After preparing four months for competition, hard work paid off. SMU’s Ad Team won first place in the district National Student Advertising Competition (NSAC) in Austin, Texas.
With the district award in hand, the team will compete in the National Student Advertising Competition on June 6, in Miami.
“It’s like winning the Final Four, and to have won our own district, it’s like being in the Sweet 16,” said Jim Goodnight, interim chairman of the Temerlin Institute of Advertising, as he compared the feat to NCAA basketball playoffs.
The Ad Team also pulled off another feat by winning the competition. It was the second year in a row that the team won the regional competition.
“Two years in a row [of winning districts] is not unheard of, but it’s pretty unusual,” Goodnight said.
Students were extrmely excited with the team’s performance.
“We had been rehearsing for the presentation for about a week,” said Jacobo Perez, Praxis advertising president and advertising major.
Goodnight said he was proud of the team because they were under a lot of pressure after last year’s win.
“When you are trying to follow up on a win, there is just more pressure,” Goodnight said. “It was a much more difficult competition overall, top to bottom. The competition was strong,” he said.
The NSAC College World Series of Advertising is the premier college advertising competition. It provides more than 3,000 college students with “real world” experience by requiring a strategic advertising/marketing media campaign for a corporate sponsor. This year, that sponsor was Bank of America. Each team is judged on presentation and plansbook, each part weighing 50 percent.
After arriving in Austin, the team noticed the environment was tense.
“It was very stressful,” Perez said. “Because I was a presenter, I had that additional pressure on me.
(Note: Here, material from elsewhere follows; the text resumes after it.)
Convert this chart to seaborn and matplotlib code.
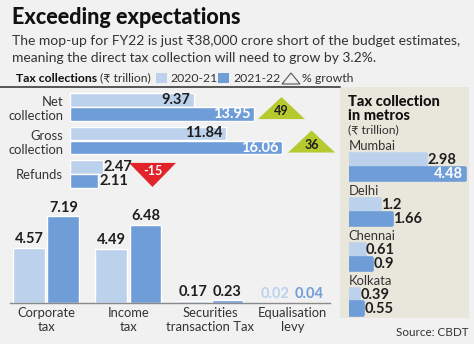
import numpy as np
import pandas as pd
import matplotlib
matplotlib.use("Agg")
import matplotlib.pyplot as plt
import seaborn as sns
from matplotlib.patches import Polygon, Rectangle
from matplotlib.lines import Line2D

# ---------------- data ----------------
years = ["2020-21", "2021-22"]

coll_cats = ["Net\ncollection", "Gross\ncollection", "Refunds"]
coll_2021 = [9.37, 11.84, 2.47]
coll_2122 = [13.95, 16.06, 2.11]
coll_growth = [49, 36, -15]

tax_cats = ["Corporate\ntax", "Income\ntax", "Securities\ntransaction Tax", "Equalisation\nlevy"]
tax_2021 = [4.57, 4.49, 0.17, 0.02]
tax_2122 = [7.19, 6.48, 0.23, 0.04]

metro_cats = ["Mumbai", "Delhi", "Chennai", "Kolkata"]
metro_2021 = [2.98, 1.2, 0.61, 0.39]
metro_2122 = [4.48, 1.66, 0.9, 0.55]

title = "Exceeding expectations"
subtitle = ["The mop-up for FY22 is just \u20b938,000 crore short of the budget estimates,",
            "meaning the direct tax collection will need to grow by 3.2%."]
source = "Source: CBDT"

# ---------------- style ----------------
LIGHT = "#bcd2ec"
DARK = "#6f9dd8"
GREEN = "#b6ca2f"
RED = "#e2232a"
BG = "#f1f1f1"
PANEL = "#e9e7dc"
TXT = "#1e1e1e"
LAB = "#333333"
FAM = ["Lato", "DejaVu Sans"]

sns.set_theme(style="white")
plt.rcParams["font.family"] = FAM

W, H = 474, 344
fig = plt.figure(figsize=(W / 100, H / 100), dpi=100, facecolor=BG)


def box(x0, y0, x1, y1):
    return [x0 / W, 1 - y1 / H, (x1 - x0) / W, (y1 - y0) / H]


def fx(x):
    return x / W


def fy(y):
    return 1 - y / H


def fmt(v):
    return f"{v:g}"


# ---------------- header ----------------
fig.text(fx(12), fy(18), title, fontsize=15.5, fontweight="black", color="#111", va="center", ha="left")
fig.text(fx(12), fy(41), subtitle[0], fontsize=10, color=LAB, va="center", ha="left")
fig.text(fx(12), fy(58), subtitle[1], fontsize=10, color=LAB, va="center", ha="left")

ly = fy(78)
fig.text(fx(16), ly, "Tax collections", fontsize=8.8, fontweight="bold", color="#111", va="center")
fig.text(fx(100), ly, "(\u20b9 trillion)", fontsize=8.8, color=LAB, va="center")
fig.patches.append(Rectangle((fx(156), fy(83)), 11 / W, 10 / H, transform=fig.transFigure,
                             facecolor=LIGHT, edgecolor="none"))
fig.text(fx(170), ly, years[0], fontsize=8.8, color=LAB, va="center")
fig.patches.append(Rectangle((fx(218), fy(83)), 11 / W, 10 / H, transform=fig.transFigure,
                             facecolor=DARK, edgecolor="none"))
fig.text(fx(233), ly, years[1], fontsize=8.8, color=LAB, va="center")
fig.patches.append(Polygon([[fx(282), fy(84)], [fx(300), fy(84)], [fx(291), fy(73)]],
                           closed=True, transform=fig.transFigure, facecolor="none",
                           edgecolor="#555", linewidth=0.8))
fig.text(fx(302), ly, "% growth", fontsize=8.8, color=LAB, va="center")
fig.lines.append(Line2D([0, fx(340)], [fy(87), fy(87)], transform=fig.transFigure,
                        color="#555", linewidth=1.4))

# ---------------- top: collections (horizontal) ----------------
ax1 = fig.add_axes(box(70, 87, 340, 193))
ax1.set_facecolor("none")
df1 = pd.DataFrame({
    "cat": coll_cats * 2,
    "val": coll_2021 + coll_2122,
    "year": [years[0]] * 3 + [years[1]] * 3,
})
sns.barplot(data=df1, y="cat", x="val", hue="year", orient="h", palette=[LIGHT, DARK],
            width=0.84, gap=0.05, legend=False, ax=ax1, saturation=1)
ax1.set_xlim(0, 270 / 13.2)
ax1.set_ylim(2.57, -0.6)
ax1.set_xlabel("")
ax1.set_ylabel("")
ax1.set_xticks([])
ax1.tick_params(axis="y", length=0, pad=5, labelsize=9.4, labelcolor=LAB)
for s in ax1.spines.values():
    s.set_visible(False)

for ci, cont in enumerate(ax1.containers):
    for bar in cont:
        v = bar.get_width()
        yc = bar.get_y() + bar.get_height() / 2
        if v > 5:
            ax1.text(v - 0.27, yc, f"{v:.2f}", ha="right", va="center", fontsize=10.5,
                     fontweight="bold", color="white" if ci == 1 else TXT)
        else:
            ax1.text(v + 0.1, yc, f"{v:.2f}", ha="left", va="center", fontsize=10.5,
                     fontweight="bold", color=TXT)

tri_off = [2.07, 2.24, 3.78]
half_w = 1.78
for i, g in enumerate(coll_growth):
    cx = max(coll_2021[i], coll_2122[i]) + tri_off[i]
    if g >= 0:
        pts = [[cx - half_w, i + 0.36], [cx + half_w, i + 0.36], [cx, i - 0.30]]
        ty, col, tc = i + 0.12, GREEN, TXT
    else:
        pts = [[cx - half_w, i - 0.33], [cx + half_w, i - 0.33], [cx, i + 0.39]]
        ty, col, tc = i - 0.08, RED, "white"
    ax1.add_patch(Polygon(pts, closed=True, facecolor=col, edgecolor="none", clip_on=False))
    ax1.text(cx, ty, f"{g}", ha="center", va="center", fontsize=9, fontweight="bold", color=tc)

# ---------------- bottom: tax types (vertical) ----------------
ax2 = fig.add_axes(box(10, 195, 330, 303))
ax2.set_facecolor("none")
df2 = pd.DataFrame({
    "cat": tax_cats * 2,
    "val": tax_2021 + tax_2122,
    "year": [years[0]] * 4 + [years[1]] * 4,
})
sns.barplot(data=df2, x="cat", y="val", hue="year", palette=[LIGHT, DARK],
            width=0.84, gap=0.08, legend=False, ax=ax2, saturation=1)
ax2.set_xlim(-0.44, 3.46)
ax2.set_ylim(0, 108 / 12.1)
ax2.set_xlabel("")
ax2.set_ylabel("")
ax2.set_yticks([])
ax2.tick_params(axis="x", length=0, pad=3, labelsize=9.4, labelcolor=LAB)
for s in ["left", "right", "top"]:
    ax2.spines[s].set_visible(False)
ax2.spines["bottom"].set_color("#8a8a8a")
ax2.spines["bottom"].set_linewidth(1)

for ci, cont in enumerate(ax2.containers):
    for bar in cont:
        v = bar.get_height()
        xc = bar.get_x() + bar.get_width() / 2
        col = TXT if v >= 0.1 else (LIGHT if ci == 0 else DARK)
        ax2.text(xc, v + 0.12, f"{v:.2f}", ha="center", va="bottom", fontsize=10.5,
                 fontweight="bold", color=col)

# ---------------- right: metros ----------------
axbg = fig.add_axes(box(340, 87, 469, 318))
axbg.set_facecolor(PANEL)
axbg.set_xticks([])
axbg.set_yticks([])
for s in axbg.spines.values():
    s.set_visible(False)
fig.text(fx(348), fy(102), "Tax collection", ha="left", va="center",
         fontsize=10.5, fontweight="black", color="#111")
fig.text(fx(348), fy(116), "in metros", ha="left", va="center",
         fontsize=10.5, fontweight="black", color="#111")
fig.text(fx(348), fy(130), "(\u20b9 trillion)", ha="left", va="center",
         fontsize=8.8, color=LAB)

ax3 = fig.add_axes(box(349, 140, 470, 318))
ax3.set_facecolor("none")
df3 = pd.DataFrame({
    "cat": metro_cats * 2,
    "val": metro_2021 + metro_2122,
    "year": [years[0]] * 4 + [years[1]] * 4,
})
sns.barplot(data=df3, y="cat", x="val", hue="year", orient="h", palette=[LIGHT, DARK],
            width=0.6, gap=0.1, legend=False, ax=ax3, saturation=1)
ax3.set_xlim(0, 121 / 25.9)
ax3.set_ylim(3.36, -0.6)
ax3.set_xlabel("")
ax3.set_ylabel("")
ax3.set_xticks([])
ax3.set_yticks([])
for s in ax3.spines.values():
    s.set_visible(False)
for p in ax3.patches:
    p.set_edgecolor(p.get_facecolor())
    p.set_linewidth(2.6)
    p.set_joinstyle("round")

for i, c in enumerate(metro_cats):
    ax3.text(-0.02, i - 0.47, c, ha="left", va="center", fontsize=9.4, color=LAB)

for ci, cont in enumerate(ax3.containers):
    for bar in cont:
        v = bar.get_width()
        yc = bar.get_y() + bar.get_height() / 2
        if v > 4:
            ax3.text(v - 0.08, yc, fmt(v), ha="right", va="center", fontsize=10.5,
                     fontweight="bold", color="white")
        else:
            ax3.text(v + 0.05, yc, fmt(v), ha="left", va="center", fontsize=10.5,
                     fontweight="bold", color=TXT)

fig.text(fx(468), fy(333), source, ha="right", va="center", fontsize=8.4, color=LAB)

fig.savefig("out.png", dpi=100, facecolor=BG)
I didn’t realize how hard core the other teams were.”
Perez commented on other team’s attitudes.
“There are some schools that have fun trash talking and psyching you out,” Perez said.
SMU was the third team at district to present its 20-minute presentation and 10-minute Q&A. The audience was a group of advertising executives and judges as well as students who were participating in the presentations.
Presentations did not end until late in the evening.
Perez said the room was packed for their presentation.
“People were standing around the room,” he said. “They wanted to see the group that won last year.”
Preparation for nationals is minimal. Last year the team placed third nationlly behind Southwestern State and the University of Wisconsin.
“The whole team is flying out [for nationals],” Evan Horn, senior creative advertising major and ad team member, said. “From now until then, we are going to be really tweaking our presentation, but more or less, the work is done.”
SMU’s Ad Team is comprised of 21 advertising students. They spent the semester preparing for this event under the direction of Peter Noble, senior lecturer at the Temerlin Advertising Instutite.
“I see myself as a coach – not so much as a professor,” Nobel said. “The students use me as a consultant.”
Nobel said he spends 400 to 600 hours a year working with the team and calls it a “labor of love.” It is an unpaid position.
The team’s name is Praxis, which is a medieval Latin word meaning the blending of theory and practice. Everything previously learned in various advertising classes are applied to real-world problems.